E’ cresciuta quindi la vulnerabilità delle persone LGBTI, spesso esposti fin dalla prima giovinezza, a derisione, intimidazioni, discriminazioni e perfino a violenze, “semplicemente per chi sono o per chi amano.” Molte persone LGBTI, oltre alla preoccupazione del virus, che accomuna tutti, stanno sperimentando nuovi ostacoli quando cercano assistenza sanitaria. “Ci sono segnalazioni di direttive del Covid-19 utilizzate in modo improprio dalla polizia per colpire persone e organizzazioni LGBTI” afferma il Segretario Generale dell’ONU Antonio Guterres. Addirittura “in alcuni luoghi vengono trattati come capri espiatori per la diffusione del virus” aggiunge.
In un momento come questo, le alleanze per la solidarietà dovrebbero essere il tema centrale. Bisognerebbe sostenersi gli uni con gli altri, perché la cosa più importante è la salvaguardia della vita. E invece, questo si perde di vista. Com’è possibile che anziché progredire, il mondo retroceda? Combattere l’omotransfobia è segno di civiltà. E’ una questione di diritti umani. Tutte le persone hanno gli stessi diritti e non possiamo più tollerare la violenza e la discriminazione. Ognuno dovrebbe svolgere un ruolo di responsabilità ed impegnarsi attivamente per combatterli. A chi piacerebbe vivere in uno stato di continua intimidazione e insicurezza? Non è questo il momento per alimentare sentimenti di rabbia e odio verso le minoranze, c’è un bene superiore che va protetto e difeso: la vita. “Bisogna rompere il silenzio che circonda la discriminazione”, afferma Michelle Bachelet, l’Alto commissario delle Nazioni Unite per i diritti umani.

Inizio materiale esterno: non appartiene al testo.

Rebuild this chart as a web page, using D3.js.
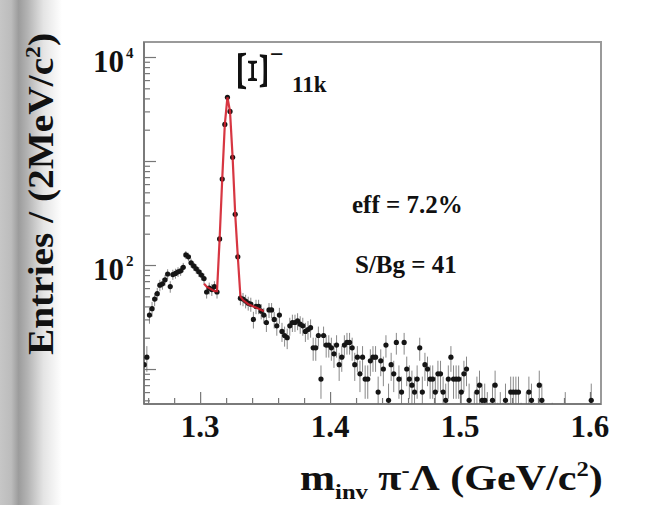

A questo proposito, l’UNAR (Ufficio Nazionale Antidiscriminazioni Razziali) lancia la sua campagna di speranza, affinché ognuno possa dare segno di civiltà, isolando ogni sentimento pregiudizievole e discriminatorio nei confronti delle persone con una diversa tendenza sessuale. Attraverso i social si diffonde l’iniziativa con l’hashtag #questionedidiritti.
Ecco dunque che il Segretario António Guterres sottolinea che “le Nazioni Unite continueranno ad evidenziare queste ingiustizie, così come le altre”, e continueranno ad impegnarsi nella lotta per le pari opportunità, che con il manifestarsi della pandemia, appaiono sempre più necessarie.
Pensiamo a parole quali libertà, amore e amicizia. Sentimenti come questi, uniti al senso di appartenenza alla propria comunità, sono indispensabili per il proprio benessere, e a maggior ragione per le persone e i gruppi più fragili. Il senso di appartenenza è legato al senso di protezione, che in un momento instabile e incerto come quello che stiamo vivendo, è un requisito essenziale per far fronte alla crisi. Questo è il momento per diffondere coraggio e sostengono, seppur in modo simbolico.
Fu dopo un Primo Novecento drammatico, che si iniziò a parlare di diritti umani, proprio grazie alle difficoltà e alle ingiustizie che il mondo dovette affrontare. Poiché questa pandemia è un’altra situazione dolorosa, che coinvolge tutto il mondo, potrebbe rivelarsi una nuova occasione per evolvere i temi in materia di tali diritti e pensare al modo in cui ciascuno di noi può contribuire a creare una società migliore.
Non dimentichiamo che libertà e uguaglianza, vita e sicurezza sono diritti umani di prima generazione nella Dichiarazione Universale dei Diritti dell’Uomo, e che dal 1966 sono stati tradotti in forma vincolante, costitutiva.